>> Start Dataset content
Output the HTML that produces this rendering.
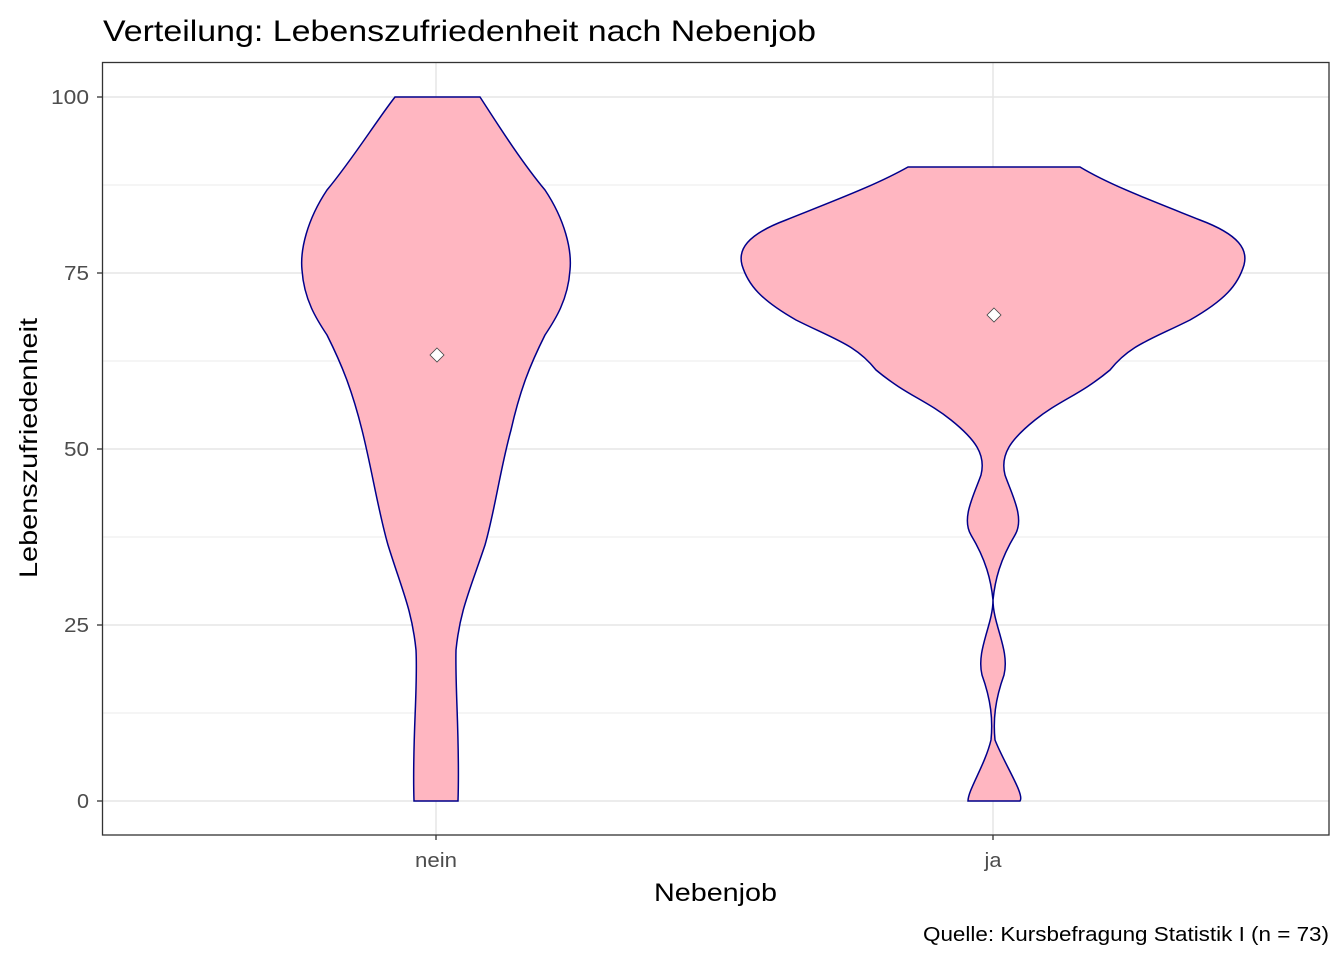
<!DOCTYPE html>
<html><head><style>body{margin:0;background:#fff}</style></head><body>
<svg width="1344" height="960" xmlns="http://www.w3.org/2000/svg" font-family="Liberation Sans, sans-serif">
<rect width="1344" height="960" fill="#fff"/>
<g stroke="#ebebeb" stroke-width="1">
<line x1="102" x2="1329" y1="185" y2="185"/><line x1="102" x2="1329" y1="361" y2="361"/>
<line x1="102" x2="1329" y1="537" y2="537"/><line x1="102" x2="1329" y1="713" y2="713"/>
</g>
<g stroke="#e5e5e5" stroke-width="1.5">
<line x1="102" x2="1329" y1="97" y2="97"/><line x1="102" x2="1329" y1="273" y2="273"/>
<line x1="102" x2="1329" y1="449" y2="449"/><line x1="102" x2="1329" y1="625" y2="625"/>
<line x1="102" x2="1329" y1="801" y2="801"/>
<line x1="436" x2="436" y1="62" y2="835"/><line x1="993" x2="993" y1="62" y2="835"/>
</g>
<path fill="#ffb6c1" stroke="#00008b" stroke-width="1.5" d="M395,97 L480,97 C495,120 520,160 545,190 C565,220 572,250 570,270 C568,300 555,320 545,335 C530,365 520,390 511,430 C500,470 495,510 485,545 C470,590 460,610 456,650 C455,690 460,740 458,801 L414,801 C412,740 418,690 416,650 C412,610 402,590 388,545 C378,510 372,470 362,430 C352,390 342,365 327,335 C317,320 304,300 302,270 C300,250 307,220 327,190 C352,160 377,120 395,97 Z"/>
<path fill="#ffb6c1" stroke="#00008b" stroke-width="1.5" d="M908,167 L1080,167 C1110,185 1150,200 1200,220 C1240,235 1248,250 1244,265 C1238,285 1225,300 1190,320 C1150,340 1130,345 1110,370 C1080,395 1060,400 1035,420 C1010,440 1000,455 1005,475 C1012,495 1025,518 1015,535 C1000,560 995,580 993,600 C993,625 1010,650 1004,675 C995,700 993,720 995,740 C1005,765 1025,795 1020,801 L968,801 C968,790 985,765 991,740 C993,720 991,700 982,675 C976,650 993,625 993,600 C991,580 986,560 971,535 C961,518 974,495 981,475 C986,455 976,440 951,420 C926,400 906,395 876,370 C856,345 836,340 796,320 C761,300 748,285 742,265 C738,250 746,235 786,220 C836,200 876,185 908,167 Z"/>
<path d="M437,348 L444,355 L437,362 L430,355 Z" fill="#fff" stroke="#444" stroke-width="0.8"/>
<path d="M994,308 L1001,315 L994,322 L987,315 Z" fill="#fff" stroke="#444" stroke-width="0.8"/>
<rect x="102.5" y="62.5" width="1226.5" height="772.5" fill="none" stroke="#333" stroke-width="1.3"/>
<g stroke="#333" stroke-width="1.3">
<line x1="97" x2="102" y1="97" y2="97"/><line x1="97" x2="102" y1="273" y2="273"/><line x1="97" x2="102" y1="449" y2="449"/><line x1="97" x2="102" y1="625" y2="625"/><line x1="97" x2="102" y1="801" y2="801"/>
<line x1="436" x2="436" y1="835" y2="840"/><line x1="993" x2="993" y1="835" y2="840"/>
</g>
<g font-size="20" fill="#4d4d4d" text-anchor="end" lengthAdjust="spacingAndGlyphs">
<text x="89" y="104" textLength="38" lengthAdjust="spacingAndGlyphs">100</text><text x="89" y="280" textLength="25" lengthAdjust="spacingAndGlyphs">75</text><text x="89" y="456" textLength="25" lengthAdjust="spacingAndGlyphs">50</text><text x="89" y="632" textLength="25" lengthAdjust="spacingAndGlyphs">25</text><text x="89" y="808" textLength="12" lengthAdjust="spacingAndGlyphs">0</text>
</g>
<g font-size="20" fill="#4d4d4d" text-anchor="middle"><text x="436" y="867" textLength="42" lengthAdjust="spacingAndGlyphs">nein</text><text x="993" y="867" textLength="17" lengthAdjust="spacingAndGlyphs">ja</text></g>
<text x="654" y="901" font-size="25" textLength="123" lengthAdjust="spacingAndGlyphs">Nebenjob</text>
<text transform="translate(37,578) rotate(-90)" font-size="25" textLength="260" lengthAdjust="spacingAndGlyphs">Lebenszufriedenheit</text>
<text x="103" y="41" font-size="30" textLength="713" lengthAdjust="spacingAndGlyphs">Verteilung: Lebenszufriedenheit nach Nebenjob</text>
<text x="923" y="941" font-size="20" textLength="406" lengthAdjust="spacingAndGlyphs">Quelle: Kursbefragung Statistik I (n = 73)</text>
</svg>
</body></html>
>> End Dataset content
• _What is required_
Copy each line above precisely, dropping the pictures.

• _Problem solution_
Output the HTML that produces this rendering.
<!DOCTYPE html>
<html><head><style>body{margin:0;background:#fff}</style></head><body>
<svg width="1344" height="960" xmlns="http://www.w3.org/2000/svg" font-family="Liberation Sans, sans-serif">
<rect width="1344" height="960" fill="#fff"/>
<g stroke="#ebebeb" stroke-width="1">
<line x1="102" x2="1329" y1="185" y2="185"/><line x1="102" x2="1329" y1="361" y2="361"/>
<line x1="102" x2="1329" y1="537" y2="537"/><line x1="102" x2="1329" y1="713" y2="713"/>
</g>
<g stroke="#e5e5e5" stroke-width="1.5">
<line x1="102" x2="1329" y1="97" y2="97"/><line x1="102" x2="1329" y1="273" y2="273"/>
<line x1="102" x2="1329" y1="449" y2="449"/><line x1="102" x2="1329" y1="625" y2="625"/>
<line x1="102" x2="1329" y1="801" y2="801"/>
<line x1="436" x2="436" y1="62" y2="835"/><line x1="993" x2="993" y1="62" y2="835"/>
</g>
<path fill="#ffb6c1" stroke="#00008b" stroke-width="1.5" d="M395,97 L480,97 C495,120 520,160 545,190 C565,220 572,250 570,270 C568,300 555,320 545,335 C530,365 520,390 511,430 C500,470 495,510 485,545 C470,590 460,610 456,650 C455,690 460,740 458,801 L414,801 C412,740 418,690 416,650 C412,610 402,590 388,545 C378,510 372,470 362,430 C352,390 342,365 327,335 C317,320 304,300 302,270 C300,250 307,220 327,190 C352,160 377,120 395,97 Z"/>
<path fill="#ffb6c1" stroke="#00008b" stroke-width="1.5" d="M908,167 L1080,167 C1110,185 1150,200 1200,220 C1240,235 1248,250 1244,265 C1238,285 1225,300 1190,320 C1150,340 1130,345 1110,370 C1080,395 1060,400 1035,420 C1010,440 1000,455 1005,475 C1012,495 1025,518 1015,535 C1000,560 995,580 993,600 C993,625 1010,650 1004,675 C995,700 993,720 995,740 C1005,765 1025,795 1020,801 L968,801 C968,790 985,765 991,740 C993,720 991,700 982,675 C976,650 993,625 993,600 C991,580 986,560 971,535 C961,518 974,495 981,475 C986,455 976,440 951,420 C926,400 906,395 876,370 C856,345 836,340 796,320 C761,300 748,285 742,265 C738,250 746,235 786,220 C836,200 876,185 908,167 Z"/>
<path d="M437,348 L444,355 L437,362 L430,355 Z" fill="#fff" stroke="#444" stroke-width="0.8"/>
<path d="M994,308 L1001,315 L994,322 L987,315 Z" fill="#fff" stroke="#444" stroke-width="0.8"/>
<rect x="102.5" y="62.5" width="1226.5" height="772.5" fill="none" stroke="#333" stroke-width="1.3"/>
<g stroke="#333" stroke-width="1.3">
<line x1="97" x2="102" y1="97" y2="97"/><line x1="97" x2="102" y1="273" y2="273"/><line x1="97" x2="102" y1="449" y2="449"/><line x1="97" x2="102" y1="625" y2="625"/><line x1="97" x2="102" y1="801" y2="801"/>
<line x1="436" x2="436" y1="835" y2="840"/><line x1="993" x2="993" y1="835" y2="840"/>
</g>
<g font-size="20" fill="#4d4d4d" text-anchor="end" lengthAdjust="spacingAndGlyphs">
<text x="89" y="104" textLength="38" lengthAdjust="spacingAndGlyphs">100</text><text x="89" y="280" textLength="25" lengthAdjust="spacingAndGlyphs">75</text><text x="89" y="456" textLength="25" lengthAdjust="spacingAndGlyphs">50</text><text x="89" y="632" textLength="25" lengthAdjust="spacingAndGlyphs">25</text><text x="89" y="808" textLength="12" lengthAdjust="spacingAndGlyphs">0</text>
</g>
<g font-size="20" fill="#4d4d4d" text-anchor="middle"><text x="436" y="867" textLength="42" lengthAdjust="spacingAndGlyphs">nein</text><text x="993" y="867" textLength="17" lengthAdjust="spacingAndGlyphs">ja</text></g>
<text x="654" y="901" font-size="25" textLength="123" lengthAdjust="spacingAndGlyphs">Nebenjob</text>
<text transform="translate(37,578) rotate(-90)" font-size="25" textLength="260" lengthAdjust="spacingAndGlyphs">Lebenszufriedenheit</text>
<text x="103" y="41" font-size="30" textLength="713" lengthAdjust="spacingAndGlyphs">Verteilung: Lebenszufriedenheit nach Nebenjob</text>
<text x="923" y="941" font-size="20" textLength="406" lengthAdjust="spacingAndGlyphs">Quelle: Kursbefragung Statistik I (n = 73)</text>
</svg>
</body></html>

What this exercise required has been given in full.